The Supreme Court dismissed the appeal on both issues.
By a majority, the Supreme Court held that the word “damage” in paragraph 3.1 (9)(a) of PD 6B refers to actionable harm, caused by the wrongful act. Therefore, it is only necessary that some of the actionable damage, whether direct or indirect, has been sustained in the jurisdiction of England and Wales, meaning that even where the tortious act has occurred abroad, the claim will pass through the tort gateway.
Leggett LJ dissented, preferring a narrow interpretation of paragraph 3.1 (9)(a) of PD 6B under which Lady Brownlie’s claims would not pass through the gateway as all of the damage was sustained in Egypt.
In this case Egyptian law was the agreed applicable law under Rome II principles. The Supreme Court held that once the applicable law is determined, absent evidence to the contrary, it is permissible to rely on a presumption that foreign law is similar to English law. This was sufficient for Lady Brownlie to get over the initial hurdle of demonstrating a reasonable prospect of success.

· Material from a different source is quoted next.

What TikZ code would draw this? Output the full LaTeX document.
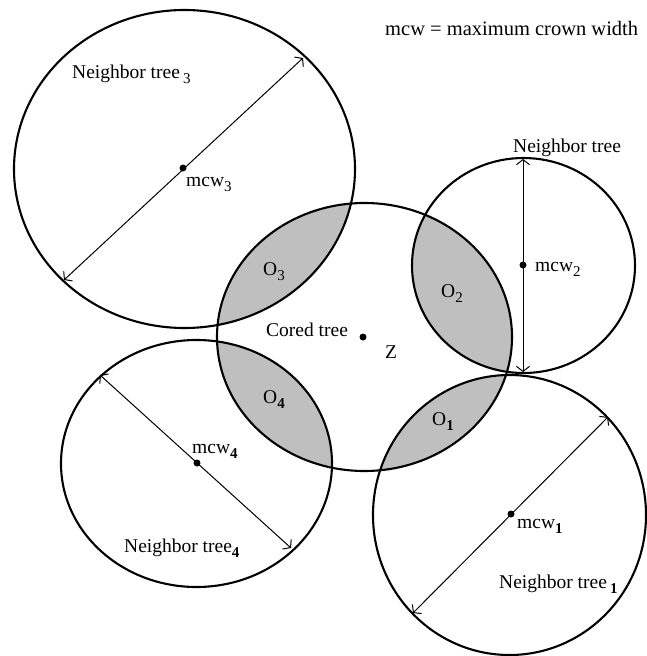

However, the court observed that “reliance on the presumption does not alter the ordinary rules of pleading. If a claimant chooses not to plead a case based on any specific rules of the foreign law, hoping to be allowed to do so later if it becomes expedient, the claimant takes the risk of needing to persuade the court at a future date to grant permission to amend - just as in any other situation where a party seeks to change its case. There is no special dispensation for a party who has previously chosen to rely solely on an evidential presumption.”
The Court directed that Lady Brownlie should plead out her case properly under Egyptian law and state clearly what principles of that law she was relying on.
The Supreme Court has provided definitive guidance on the tort gateway in foreign personal injury cases. “Damage” is not limited to the immediate damage caused in any accident or incident, but stretches to the continuing consequences of those injuries. Where the consequences of that injury continue in the English jurisdiction, the English courts will take jurisdiction. Insurers and corporate defendants take heed: a claimant’s pathway to the English courts is now much simpler.
Everyone involved in such cases should bear in mind the consequences of the ruling on how to deal with applicable law issues. Where it is agreed or ruled that a foreign law is the applicable law, do not leave lacunas in either the pleaded case or the evidence on that law. Reliance on the presumption that, absent evidence to the contrary, foreign law is similar to the English law might not be enough.
Whilst the gateway might now be “an open territory with no fence,” remember that if you choose to play in an English field, you have to play by English rules, and you should come armed to prosecute your case or defend yourself and not expect the English courts to simply fill in any gaps in the case.